While the overwhelming majority of women change their last name to their husband’s when they get married—2009 statistics generally put the percentage around 90-95%—I’m not the only one who struggles with this naming convention. Ashley Cooper, MA, LPC, struggled with this decision when she got married five years ago. In an article published in The Feminist Psychologist, Summer 2009, the psychotherapist writes, “I was not satisfied with any of my naming options.”
Options like hyphenating just create trouble for future generations (what happens if two kids with hyphenated names get married?). In college, I decided with the naivete of 21 years that when I got married we’d just combine our last names: Allen + Hall = Hallen was an easy one, Allen + Szjada not so much ... Al-Szjada?
So what’s the solution? Cooper agrees that there isn’t a good one. She tells EndlessBeauty.com, “I don't think there is an "ideal" solution for all women. I wish there was. That is one aspect of this issue that makes it so complicated. True to our modern times, women have many choices when it comes to their last name.”
Cooper, for one, felt like she lost her identity when she changed her name—so she changed it back. She wrote, “I struggled because I did not know who ‘Ashley Hood’ was, but had spent 23 years learning and opening up to who ‘Ashley Cooper’ was.”
She tells us, “I've been very happy with my choice and am grateful I followed my heart and had it changed back. It has meant a lot to me to have the name I was born with and the name that I created my identity around for so many years. It makes me feel like I am my own person with my own identity and my own destiny, a destiny that is definitely intertwined with my husband's, but nonetheless my own. I celebrate and appreciate that I live in a society where I have the freedom and the right to make that type of choice.”
While women do have a choice, a 2009 national survey conducted by the University of Utah and Indiana University found that 71 percent of respondents “agreed it is better for women to change their name upon marriage.” About half of the respondents supported government regulation to make sure wives changed their names. So while a woman can certainly choose, she potentially faces social consequences.

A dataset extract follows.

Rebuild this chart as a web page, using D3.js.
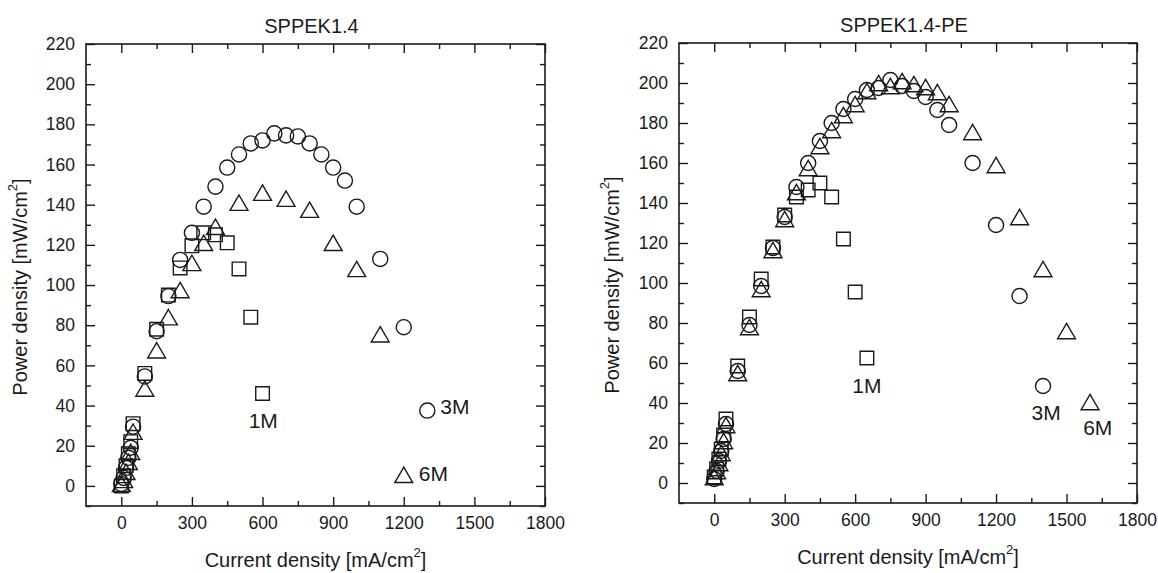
<!DOCTYPE html>
<html>
<head>
<meta charset="utf-8">
<script src="https://cdn.jsdelivr.net/npm/d3@7"></script>
<style>
  body { margin: 0; background: #fff; }
  text { font-family: "Liberation Sans", Arial, sans-serif; fill: #1a1a1a; }
</style>
</head>
<body>
<div id="svg_div"></div>
<script>
// data: [current density, power density]
var left1M = [[0,0],[10,5],[20,10],[30,16],[40,22],[50,31],[100,56],[150,78],[200,95],[250,108.5],
  [300,119.5],[350,126],[400,125],[450,121],[500,108],[550,84],[600,46]];
var left3M = [[0,1],[10,4],[20,9],[30,14],[40,19],[50,29.5],[100,54.5],[150,77],[200,94.5],[250,112.5],
  [300,126],[350,139],[400,149],[450,158.5],[500,165],[550,170.5],[600,172],[650,175.5],[700,174.5],
  [750,174],[800,170.5],[850,165],[900,158.5],[950,152],[1000,139],[1100,113],[1200,79],[1300,37.5]];
var left6M = [[0,1],[10,3],[20,7],[30,12],[40,17],[50,27],[100,48.5],[150,67.5],[200,84],[250,97.5],
  [300,111],[350,121],[400,129],[500,141],[600,146],[700,143],[800,137.5],[900,121],[1000,108],
  [1100,75.5],[1200,5.5]];

var right1M = [[0,3],[10,7],[20,12],[30,17],[40,24],[50,32],[100,58.5],[150,83],[200,102],[250,118],
  [300,134],[350,143],[400,146.5],[450,150],[500,143],[550,122],[600,95.5],[650,62.5]];
var right3M = [[0,2],[10,6],[20,11],[30,16],[40,22],[50,29.5],[100,56],[150,79],[200,98.5],[250,117.5],
  [300,133],[350,148],[400,160],[450,171],[500,180],[550,187],[600,192],[650,196.5],[700,197.5],
  [750,201.5],[800,198.5],[850,196],[900,193],[950,186.5],[1000,179],[1100,160],[1200,129],
  [1300,93.5],[1400,48.5]];
var right6M = [[0,3],[10,6],[20,10],[30,15],[40,21],[50,29],[100,55],[150,78],[200,97],[250,116.5],
  [300,132],[350,145.5],[400,157.5],[450,168.5],[500,176.5],[550,184],[600,189.5],[650,196],
  [700,200],[750,198.5],[800,201],[850,199.5],[900,198],[950,195.5],[1000,189.5],[1100,175.5],
  [1200,159],[1300,133],[1400,107],[1500,76],[1600,40.5]];

var xMajor = [0, 300, 600, 900, 1200, 1500, 1800];
var xMinor = [150, 450, 750, 1050, 1350, 1650];
var yMajor = [0, 20, 40, 60, 80, 100, 120, 140, 160, 180, 200, 220];
var yMinor = [-10, 10, 30, 50, 70, 90, 110, 130, 150, 170, 190, 210];

// series labels: text, x value, y value (text middle), anchor
var leftLabels = [["1M", 603, 32.5, "middle"], ["3M", 1355, 39.5, "start"], ["6M", 1264, 6, "start"]];
var rightLabels = [["1M", 650, 48.8, "middle"], ["3M", 1413, 35.4, "middle"], ["6M", 1633, 28, "middle"]];

var svg = d3.select("#svg_div")
  .append("svg")
  .attr("width", 1158)
  .attr("height", 573);

// triangle centered on its bounding box
var triangleBox = {
  draw: function(context, size) {
    var w = Math.sqrt(size), h = w * 0.86;
    context.moveTo(0, -h / 2);
    context.lineTo(w / 2, h / 2);
    context.lineTo(-w / 2, h / 2);
    context.closePath();
  }
};

function addPanel(frame, title, s1, s3, s6, labels) {
  var w = frame.w, h = frame.h;
  var g = svg.append("g").attr("transform", `translate(${frame.x}, ${frame.y})`);

  var x = d3.scaleLinear().domain([-150, 1800]).range([0, w]);
  var y = d3.scaleLinear().domain([-10, 220]).range([h, 0]);
  var fmt = d3.format("d");

  // major ticks with labels, then minor ticks, all pointing inward
  var ax = [
    [d3.axisBottom(x).tickValues(xMajor).tickSize(-9), `translate(0, ${h})`, true],
    [d3.axisBottom(x).tickValues(xMinor).tickSize(-5), `translate(0, ${h})`, false],
    [d3.axisTop(x).tickValues(xMajor).tickSize(-9), "translate(0, 0)", false],
    [d3.axisTop(x).tickValues(xMinor).tickSize(-5), "translate(0, 0)", false],
    [d3.axisLeft(y).tickValues(yMajor).tickSize(-9), "translate(0, 0)", true],
    [d3.axisLeft(y).tickValues(yMinor).tickSize(-5), "translate(0, 0)", false],
    [d3.axisRight(y).tickValues(yMajor).tickSize(-9), `translate(${w}, 0)`, false],
    [d3.axisRight(y).tickValues(yMinor).tickSize(-5), `translate(${w}, 0)`, false]
  ];
  ax.forEach(function(a) {
    var gg = g.append("g").attr("transform", a[1])
      .call(a[0].tickPadding(11).tickFormat(fmt));
    gg.select(".domain").remove();
    gg.selectAll("line").attr("stroke", "#1a1a1a").attr("stroke-width", 1.4);
    if (a[2]) {
      gg.selectAll("text").attr("font-size", "17.5px")
        .attr("font-family", "'Liberation Sans', Arial, sans-serif").attr("fill", "#1a1a1a");
    } else {
      gg.selectAll("text").remove();
    }
  });

  // frame
  g.append("rect")
    .attr("width", w).attr("height", h)
    .attr("fill", "none").attr("stroke", "#1a1a1a").attr("stroke-width", 1.6);

  // markers
  var sets = [[s1, d3.symbolSquare, 185], [s3, d3.symbolCircle, 180], [s6, triangleBox, 320]];
  sets.forEach(function(s) {
    g.append("g").selectAll("path")
      .data(s[0]).enter()
      .append("path")
      .attr("transform", function(d) { return `translate(${x(d[0])}, ${y(d[1])})`; })
      .attr("d", d3.symbol().type(s[1]).size(s[2]))
      .attr("fill", "none")
      .attr("stroke", "#1a1a1a")
      .attr("stroke-width", 1.4);
  });

  // series labels
  g.selectAll(".lbl").data(labels).enter()
    .append("text")
    .attr("class", "lbl")
    .attr("x", function(d) { return x(d[1]); })
    .attr("y", function(d) { return y(d[2]); })
    .attr("dy", "0.36em")
    .attr("text-anchor", function(d) { return d[3]; })
    .attr("font-size", "21px")
    .text(function(d) { return d[0]; });

  // title
  g.append("text")
    .attr("x", w / 2 - 4).attr("y", -11)
    .attr("text-anchor", "middle")
    .attr("font-size", "20px")
    .text(title);

  // x label
  var xl = g.append("text")
    .attr("x", w / 2).attr("y", h + 61)
    .attr("text-anchor", "middle")
    .attr("font-size", "20px");
  xl.append("tspan").text("Current density [mA/cm");
  xl.append("tspan").attr("font-size", "13px").attr("dy", "-0.75em").text("2");
  xl.append("tspan").attr("dy", "0.5em").text("]");

  // y label
  var yl = g.append("text")
    .attr("transform", `translate(${frame.ylab}, ${h / 2 + 12}) rotate(-90)`)
    .attr("text-anchor", "middle")
    .attr("font-size", "20px");
  yl.append("tspan").text("Power density [mW/cm");
  yl.append("tspan").attr("font-size", "13px").attr("dy", "-0.75em").text("2");
  yl.append("tspan").attr("dy", "0.5em").text("]");
}

addPanel({x: 86, y: 44, w: 459, h: 462, ylab: -59}, "SPPEK1.4", left1M, left3M, left6M, leftLabels);
addPanel({x: 679, y: 43, w: 458, h: 460, ylab: -60}, "SPPEK1.4-PE", right1M, right3M, right6M, rightLabels);
</script>
</body>
</html>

Cooper says, “Whenever I bring up this topic, it seems like women have so much to say and have their own experiences about marital naming that they want to share. I think the more we talk about any issue, the more visible it becomes and the more we, collectively, are able to understand it. This topic is complex and individual, so it can be helpful to tease apart one's personal preferences and explore one's feelings about it.”
There are surprisingly few resources for women struggling with a name change decision before marriage. Cooper reports that the topic started being discussed in the professional literature in the late ‘60s but very little research has been published since.
We want to hear from you—did you change your name? How do you feel about your options?
For a step-by-step guide to changing your name, click here.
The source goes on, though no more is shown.